>> Begin
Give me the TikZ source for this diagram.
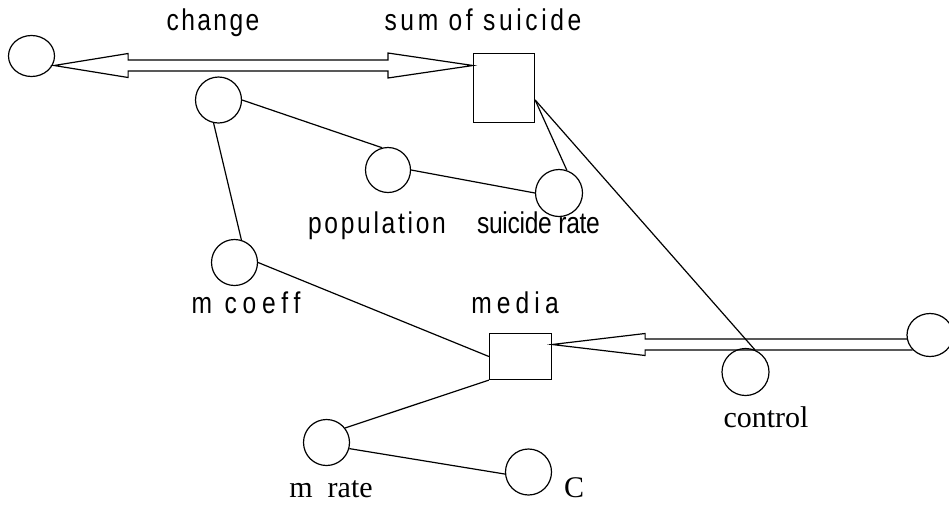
\documentclass[tikz,border=0pt]{standalone}
\usepackage{fontspec}
\setmainfont{Liberation Serif}
\newfontfamily\sansf[FakeStretch=0.82]{Liberation Sans}
\usetikzlibrary{shapes.geometric,calc}
\newcommand\spaced[2]{{\addfontfeatures{LetterSpace=#1}#2}}
\begin{document}
\begin{tikzpicture}[x=1pt,y=-1pt,line width=1.2pt,
  aux/.style={circle,draw,inner sep=0pt,minimum size=46pt},
  cloud/.style={ellipse,draw,inner sep=0pt},
  stock/.style={rectangle,draw,inner sep=0pt},
  link/.style={draw},
  flow/.style={draw,line join=miter},
  slab/.style={anchor=base,inner sep=0pt,font=\sansf\fontsize{30pt}{33pt}\selectfont},
  rlab/.style={anchor=base,inner sep=0pt,font=\rmfamily\fontsize{30pt}{33pt}\selectfont}]
\useasboundingbox (0,0) rectangle (949,504);
% nodes
\node[cloud,minimum width=46pt,minimum height=41pt] (L1) at (31.5,56) {};
\node[cloud,minimum width=46pt,minimum height=43pt] (R) at (930,335) {};
\node[stock,minimum width=61pt,minimum height=69pt] (sum) at (504,88) {};
\node[stock,minimum width=62pt,minimum height=46pt] (media) at (520.5,356.5) {};
\node[aux] (c2) at (218.5,100) {};
\node[aux,minimum size=45pt] (pop) at (388,170) {};
\node[aux,minimum size=47pt] (sr) at (559,193) {};
\node[aux] (mc) at (234.5,262.5) {};
\node[aux,minimum size=47pt] (ctl) at (745.5,372) {};
\node[aux] (mr) at (326.5,442.5) {};
\node[aux] (C) at (528.5,472) {};
% labels
\node[slab] (lchange) at (213,30) {\spaced{8}{change}};
\node[slab] (lsum) at (483,30) {\spaced{12}{sum of suicide}};
\node[slab] (lpop) at (377,233) {\spaced{9}{population}};
\node[slab] (lsr) at (538.5,233) {\spaced{-1}{suicide rate}};
\node[slab] (lmc) at (246,313) {\spaced{19}{m coeff}};
\node[slab] (lmedia) at (515,313) {\spaced{17}{media}};
\node[rlab] (lctl) at (766,427) {control};
\node[rlab] (lmr) at (331,497) {m\ \ rate};
\node[rlab] (lC) at (574,497) {C};
% flow: change (double headed)
\coordinate (chL) at ([shift={(-1pt,-9.5pt)}]L1.east);
\coordinate (chR) at ([yshift=22.5pt]sum.west);
\draw[flow] (chL) -- ($(chL)+(74,-12)$) -- ($(chL)+(74,-5.5)$)
  -- ($(chR)+(-85,-5.5)$) -- ($(chR)+(-85,-12.5)$) -- (chR)
  -- ($(chR)+(-85,12.5)$) -- ($(chR)+(-85,5.5)$)
  -- ($(chL)+(74,5.5)$) -- ($(chL)+(74,12)$) -- cycle;
% flow: media
\coordinate (mdT) at ([yshift=12pt]media.east);
\draw[flow] ($(R.west)+(0.4,4)$) -- ($(mdT)+(93,-5.5)$) -- ($(mdT)+(93,-11)$)
  -- (mdT) -- ($(mdT)+(93,11)$) -- ($(mdT)+(93,5.5)$) -- ($(R.west)+(6.2,15)$);
% links
\coordinate (sumP) at ($(sum.south east)!0.33!(sum.north east)$);
\draw[link] (c2.east) -- (pop.105);
\draw[link] (c2.258) -- (mc.73);
\draw[link] (pop.east) -- (sr.west);
\draw[link] (sumP) -- (sr.71);
\draw[link] (sumP) -- (ctl.67);
\draw[link] (mc.east) -- (media.west);
\draw[link] (media.south west) -- (mr.38);
\draw[link] (mr.-15) -- (C.185);
\end{tikzpicture}
\end{document}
>> End
## TASK INSTRUCTIONS
Quote in full the listing given above; the images are to be left out.

## EXPECTED ANSWER
Give me the TikZ source for this diagram.
\documentclass[tikz,border=0pt]{standalone}
\usepackage{fontspec}
\setmainfont{Liberation Serif}
\newfontfamily\sansf[FakeStretch=0.82]{Liberation Sans}
\usetikzlibrary{shapes.geometric,calc}
\newcommand\spaced[2]{{\addfontfeatures{LetterSpace=#1}#2}}
\begin{document}
\begin{tikzpicture}[x=1pt,y=-1pt,line width=1.2pt,
  aux/.style={circle,draw,inner sep=0pt,minimum size=46pt},
  cloud/.style={ellipse,draw,inner sep=0pt},
  stock/.style={rectangle,draw,inner sep=0pt},
  link/.style={draw},
  flow/.style={draw,line join=miter},
  slab/.style={anchor=base,inner sep=0pt,font=\sansf\fontsize{30pt}{33pt}\selectfont},
  rlab/.style={anchor=base,inner sep=0pt,font=\rmfamily\fontsize{30pt}{33pt}\selectfont}]
\useasboundingbox (0,0) rectangle (949,504);
% nodes
\node[cloud,minimum width=46pt,minimum height=41pt] (L1) at (31.5,56) {};
\node[cloud,minimum width=46pt,minimum height=43pt] (R) at (930,335) {};
\node[stock,minimum width=61pt,minimum height=69pt] (sum) at (504,88) {};
\node[stock,minimum width=62pt,minimum height=46pt] (media) at (520.5,356.5) {};
\node[aux] (c2) at (218.5,100) {};
\node[aux,minimum size=45pt] (pop) at (388,170) {};
\node[aux,minimum size=47pt] (sr) at (559,193) {};
\node[aux] (mc) at (234.5,262.5) {};
\node[aux,minimum size=47pt] (ctl) at (745.5,372) {};
\node[aux] (mr) at (326.5,442.5) {};
\node[aux] (C) at (528.5,472) {};
% labels
\node[slab] (lchange) at (213,30) {\spaced{8}{change}};
\node[slab] (lsum) at (483,30) {\spaced{12}{sum of suicide}};
\node[slab] (lpop) at (377,233) {\spaced{9}{population}};
\node[slab] (lsr) at (538.5,233) {\spaced{-1}{suicide rate}};
\node[slab] (lmc) at (246,313) {\spaced{19}{m coeff}};
\node[slab] (lmedia) at (515,313) {\spaced{17}{media}};
\node[rlab] (lctl) at (766,427) {control};
\node[rlab] (lmr) at (331,497) {m\ \ rate};
\node[rlab] (lC) at (574,497) {C};
% flow: change (double headed)
\coordinate (chL) at ([shift={(-1pt,-9.5pt)}]L1.east);
\coordinate (chR) at ([yshift=22.5pt]sum.west);
\draw[flow] (chL) -- ($(chL)+(74,-12)$) -- ($(chL)+(74,-5.5)$)
  -- ($(chR)+(-85,-5.5)$) -- ($(chR)+(-85,-12.5)$) -- (chR)
  -- ($(chR)+(-85,12.5)$) -- ($(chR)+(-85,5.5)$)
  -- ($(chL)+(74,5.5)$) -- ($(chL)+(74,12)$) -- cycle;
% flow: media
\coordinate (mdT) at ([yshift=12pt]media.east);
\draw[flow] ($(R.west)+(0.4,4)$) -- ($(mdT)+(93,-5.5)$) -- ($(mdT)+(93,-11)$)
  -- (mdT) -- ($(mdT)+(93,11)$) -- ($(mdT)+(93,5.5)$) -- ($(R.west)+(6.2,15)$);
% links
\coordinate (sumP) at ($(sum.south east)!0.33!(sum.north east)$);
\draw[link] (c2.east) -- (pop.105);
\draw[link] (c2.258) -- (mc.73);
\draw[link] (pop.east) -- (sr.west);
\draw[link] (sumP) -- (sr.71);
\draw[link] (sumP) -- (ctl.67);
\draw[link] (mc.east) -- (media.west);
\draw[link] (media.south west) -- (mr.38);
\draw[link] (mr.-15) -- (C.185);
\end{tikzpicture}
\end{document}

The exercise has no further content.